A dirigência do sindicato teve uma oportunidade de ouro para adiar a assembleia alegando que não poderia haver votação sem que ambos os lados fossem ouvidos civilmente. Mas, em vez disso, eles ficaram enrolando por três horas, esperando que os professores a favor da greve tivessem que sair para outros compromissos, a fim de que o local ficasse mais vazio. Foi uma clara tentativa de manipular a votação. A desculpa do tumulto eventualmente foi usada, mas apenas no final da assembleia, depois de três horas. Não dá pra usar a desculpa de que o tumulto não deixa a assembleia continuar quando ela já ocorria por tanto tempo.

Erro 5: mudar a pauta no meio da assembleia.

Em certo momento, a dirigência ficou abertamente contra a categoria. A pauta foi mudada e a votação não seria mais sobre a deflagração ou não da greve, mas sobre a aceitação da proposta do governo (insatisfatória para muitos) ou pelo retorno das negociações. Como que para “punir” os professores pró-greve, o tempo de fala para cada professor foi reduzido de dois para um minuto. Tempo que depois não foi respeitado pela dirigência.

Mas, mesmo com um minuto para se manifestar, os professores deixaram claro que queriam uma greve. A maioria ali era a favor e votações simbólicas foram chamadas três vezes, deixando claro que quase todos os professores ali presentes, mais de 99%, queriam a greve. E isso nos leva ao último e mais grave erro da dirigência do sindicato.

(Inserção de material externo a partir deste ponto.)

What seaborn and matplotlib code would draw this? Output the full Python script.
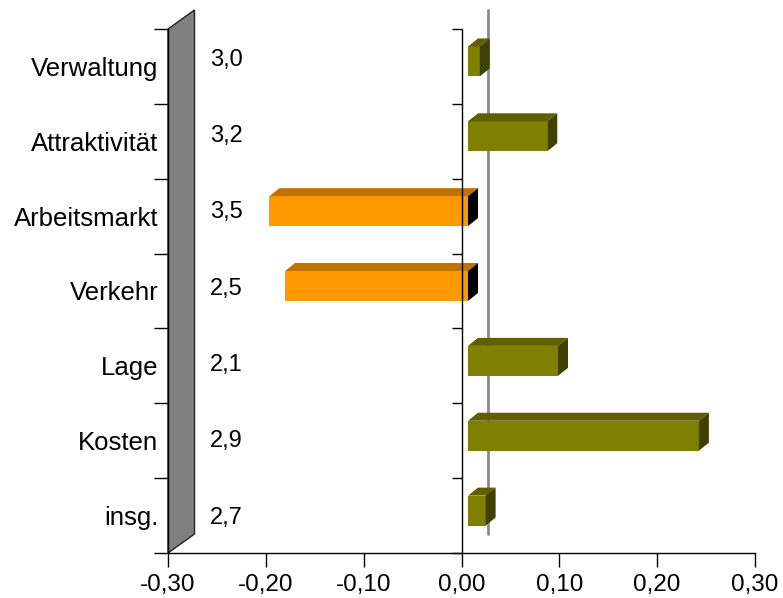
import numpy as np
import pandas as pd
import matplotlib
matplotlib.use("Agg")
import matplotlib.pyplot as plt
import seaborn as sns
from matplotlib.patches import Polygon

# ---- data ----
categories = ["Verwaltung", "Attraktivität", "Arbeitsmarkt", "Verkehr", "Lage", "Kosten", "insg."]
deviation = [0.012, 0.081, -0.203, -0.187, 0.092, 0.236, 0.018]
scores = ["3,0", "3,2", "3,5", "2,5", "2,1", "2,9", "2,7"]
xticks = [-0.30, -0.20, -0.10, 0.00, 0.10, 0.20, 0.30]
xtick_labels = ["-0,30", "-0,20", "-0,10", "0,00", "0,10", "0,20", "0,30"]

# ---- style ----
sns.set_theme(style="white")
plt.rcParams["font.family"] = ["Liberation Sans", "DejaVu Sans"]
plt.rcParams["text.color"] = "black"
plt.rcParams["xtick.color"] = "black"
plt.rcParams["ytick.color"] = "black"
plt.rcParams["xtick.labelcolor"] = "black"
plt.rcParams["ytick.labelcolor"] = "black"
FS = 18.5

W, H = 783, 598
fig = plt.figure(figsize=(W / 100, H / 100), dpi=100)
ax = fig.add_axes([168 / W, 45 / H, 587 / W, 524 / H])

df = pd.DataFrame({"Kategorie": categories, "Wert": deviation})
df["Vorzeichen"] = np.where(df["Wert"] >= 0, "pos", "neg")
front_col = {"pos": "#808000", "neg": "#FF9900"}
top_col = {"pos": "#5F5F00", "neg": "#C07300"}
side_col = {"pos": "#404000", "neg": "#000000"}

sns.barplot(data=df, x="Wert", y="Kategorie", hue="Vorzeichen", palette=front_col,
            width=0.4, dodge=False, legend=False, saturation=1, ax=ax,
            linewidth=0)

ax.set_xlim(-0.30, 0.30)
ax.set_ylim(6.5, -0.5)

ppx = ax.bbox.width / 0.6      # pixels per x unit
ppy = ax.bbox.height / 7.0     # pixels per category

sx, sy = 6.5 / ppx, -5.0 / ppy       # front face shift
dx, dy = 10.0 / ppx, -8.0 / ppy      # bar depth
wx, wy = 26.5 / ppx, -19.0 / ppy     # back plane offset

# 3D faces of the bars
for patch in list(ax.patches):
    if patch.get_height() == 0 or np.isnan(patch.get_width()):
        continue
    sign = "pos" if patch.get_width() >= 0 else "neg"
    patch.set_zorder(3)
    patch.set_x(patch.get_x() + sx)
    patch.set_y(patch.get_y() + sy)
    x0 = patch.get_x()
    x1 = x0 + patch.get_width()
    xl, xr = min(x0, x1), max(x0, x1)
    yt = patch.get_y()
    yb = yt + patch.get_height()
    yt, yb = min(yt, yb), max(yt, yb)
    top = Polygon([(xl, yt), (xr, yt), (xr + dx, yt + dy), (xl + dx, yt + dy)],
                  closed=True, facecolor=top_col[sign], edgecolor="none", zorder=3, clip_on=False)
    side = Polygon([(xr, yt), (xr, yb), (xr + dx, yb + dy), (xr + dx, yt + dy)],
                   closed=True, facecolor=side_col[sign], edgecolor="none", zorder=3, clip_on=False)
    ax.add_patch(top)
    ax.add_patch(side)

# grey side wall
wall = Polygon([(-0.30, 6.5), (-0.30, -0.5), (-0.30 + wx, -0.5 + wy), (-0.30 + wx, 6.5 + wy)],
               closed=True, facecolor="#808080", edgecolor="#222222", linewidth=1,
               zorder=2, clip_on=False)
ax.add_patch(wall)

# back plane zero line
ax.plot([wx, wx], [-0.5 + wy, 6.5 + wy], color="#8a8a8a", lw=2, zorder=1, clip_on=False)

# front zero axis with ticks
bounds = np.arange(-0.5, 7.0, 1.0)
ax.plot([0, 0], [-0.5, 6.5], color="black", lw=1, zorder=5, clip_on=False)
ax.hlines(bounds, -10 / ppx, 0, color="black", lw=1, zorder=5, clip_on=False)

# value labels
for i, s in enumerate(scores):
    ax.text(-0.257, i * 1.02 - 0.09, s, ha="left", va="center", fontsize=17, color="black")

# axes styling
for side_name in ["top", "right"]:
    ax.spines[side_name].set_visible(False)
for side_name in ["left", "bottom"]:
    ax.spines[side_name].set_color("black")
    ax.spines[side_name].set_linewidth(1)
    ax.spines[side_name].set_zorder(6)

ax.set_xticks(xticks)
ax.set_xticklabels(xtick_labels, fontsize=17.5)
ax.set_yticks(range(len(categories)))
ax.set_yticklabels(categories, fontsize=FS)
ax.set_yticks(bounds, minor=True)
ax.tick_params(axis="y", which="major", length=0, pad=7)
ax.tick_params(axis="y", which="minor", length=10, width=1, color="black", direction="out", left=True)
ax.tick_params(axis="x", which="major", length=10, width=1, color="black", direction="out",
               bottom=True, pad=5)
ax.set_xlabel("")
ax.set_ylabel("")
ax.grid(False)
ax.set_facecolor("white")
fig.patch.set_facecolor("white")

fig.savefig("out.png", dpi=100, facecolor="white")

Erro 6: não ter deflagrado a greve.

O líder do sindicato anunciou o fim da assembleia sem que a votação ocorresse, alegando que o tumulto não permitia que a assembleia continuasse, sendo que ela já durava três horas. Agora, pense um pouco: se a maioria dos filiados ao sindicato queria a greve e o sindicato, autoritariamente, passou por cima da vontade da maioria dos filiados, podemos dizer que tal sindicato representa a categoria? Não. Então o que ele representa? Há várias teorias para responder tal pergunta e a resposta fica a cargo de cada professor: há quem diga que representa o governo, a “direita”, o lucro ou até que a dirigência do sindicato representa apenas eles próprios. Mas o fato é que cada filiado à APEOC contribui mensalmente, com dinheiro, para a manutenção do sindicato. O resultado não poderia ser outro: a categoria se sentiu traída (porque foi traída) e agrediu a dirigência. Podemos realmente culpar a categoria? Talvez tenha sido uma reação excessiva, mas as motivações são compreensíveis.

Alguém poderia questionar: “não pode haver greve durante negociação, pois a greve seria considerada ilegal e o que fora conquistado em negociação seria perdido”. Verdade, mas, se a maioria quer a greve, ela deveria acontecer, a despeito das consequências. O sindicato existe para representar a categoria e não para que sua dirigência decida “o que é melhor” para seus filiados, como se fosse uma mãe superprotetora. Não, a dirigência tem que ser mais como um pai liberal, que diz quais as consequências do que o filho está tentando fazer, mas não o impede de fazer. A categoria sabia dos riscos e estava disposta a aceitá-los. Ademais, essa mesma categoria já havia obtido conquistas em greves passadas, algumas das quais inclusive haviam sido declaradas ilegais.

Concluindo.

Tudo isso teria sido evitado se a dirigência do sindicato tivesse sido menos confiante em sua capacidade de “controlar” os professores. Eles perderam o contato com a realidade do que estavam fazendo desde o começo: inflamando professores para uma greve da qual a dirigência depois desistiu. Aliás, eles perderam o contato com o que significa manter um sindicato. E por isso, instrumentais de desfiliação estão circulando entre as escolas e muitos professores estão os usando. Em minha visão, é assim que deve ser, pois não tem sentido você dar dinheiro para uma entidade que não mais representa os interesses da categoria da qual você faz parte.

Mas isso não é o fim da APEOC. Eles já passaram por isso antes, o que é notável. Eles encontrarão novos professores para preencher seu quadro de filiados entre os novatos que entram a cada concurso público. No entanto, se tais erros são recorrentes, é claro que incidentes como estes da última assembleia também se repetirão. E o drama recomeçará. Que outras entidades não cometam os mesmos erros.